Anyone who knows me or who knows how static I naturally am, knows what that means. Peace. True, unadulterated, uninterrupted peace. There’s nothing like it; there’s nothing worth more. It’s the eye of this hurricane called life, and when I’m there, I never want to leave. It’s taken so many years to get to this point, to have a revelation and a revolution in my relationship with music…so many years. I feel like I’m just getting started, and I get so excited when I think about an eternity with Jesus and endless worship. Ridiculous…just amazing….He’s preparing a place for us, with THAT. Crazy.

So, I appreciate music, and I appreciate excellence in music, because I understand Who gave it to us. I know what He gave it to us for…not to be entertained, but to bring it back to Him, for His glory…it’s all for His glory, and it’s unbelievable that He gives us all that gift to be a part of.  There are so many wonderful musicians that are so gifted; even if they don’t know Jesus, they are still part of creating a sound that He can use in ways we don’t understand. People’s hearts identify with the messages in music. It’s why musicians have a responsibility to celebrate goodness and joy with their sound, instead of misogyny and violence.

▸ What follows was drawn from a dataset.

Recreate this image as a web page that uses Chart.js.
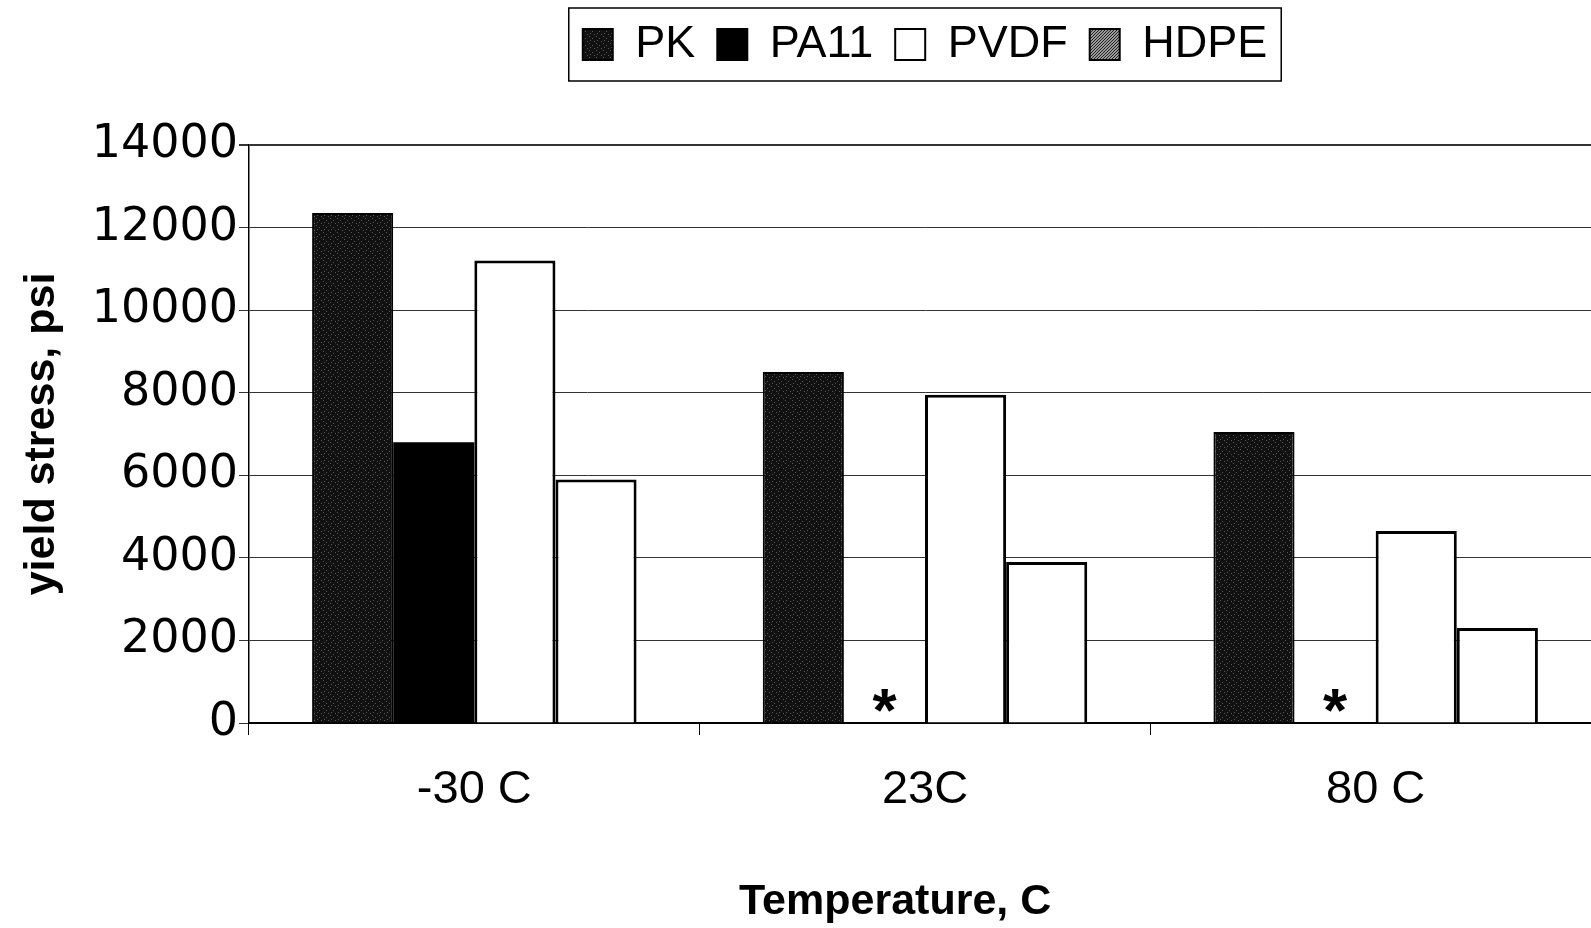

I love music in so many forms. It all has value, even the stuff I don’t like (jazz…ugh). It all creates movement in the spiritual, so as Christians, we have to be aware of the tug-of-war we’re a part of. Sing freely, especially this season. Worship freely, especially because we live in a country where we still can. “Let everything that has breath (it doesn’t say, “let everything that sounds marginally on-key, LOL, so don’t let that stop you if you “can’t” sing) PRAISE THE LORD!”

Psalm 150

 

Praise the Lord.[a]

 

Praise God in his sanctuary;
    praise him in his mighty heavens.
Praise him for his acts of power;
    praise him for his surpassing greatness.
Praise him with the sounding of the trumpet,
    praise him with the harp and lyre,
praise him with timbrel and dancing,
    praise him with the strings and pipe,
praise him with the clash of cymbals,
    praise him with resounding cymbals.

 

Let everything that has breath praise the Lord.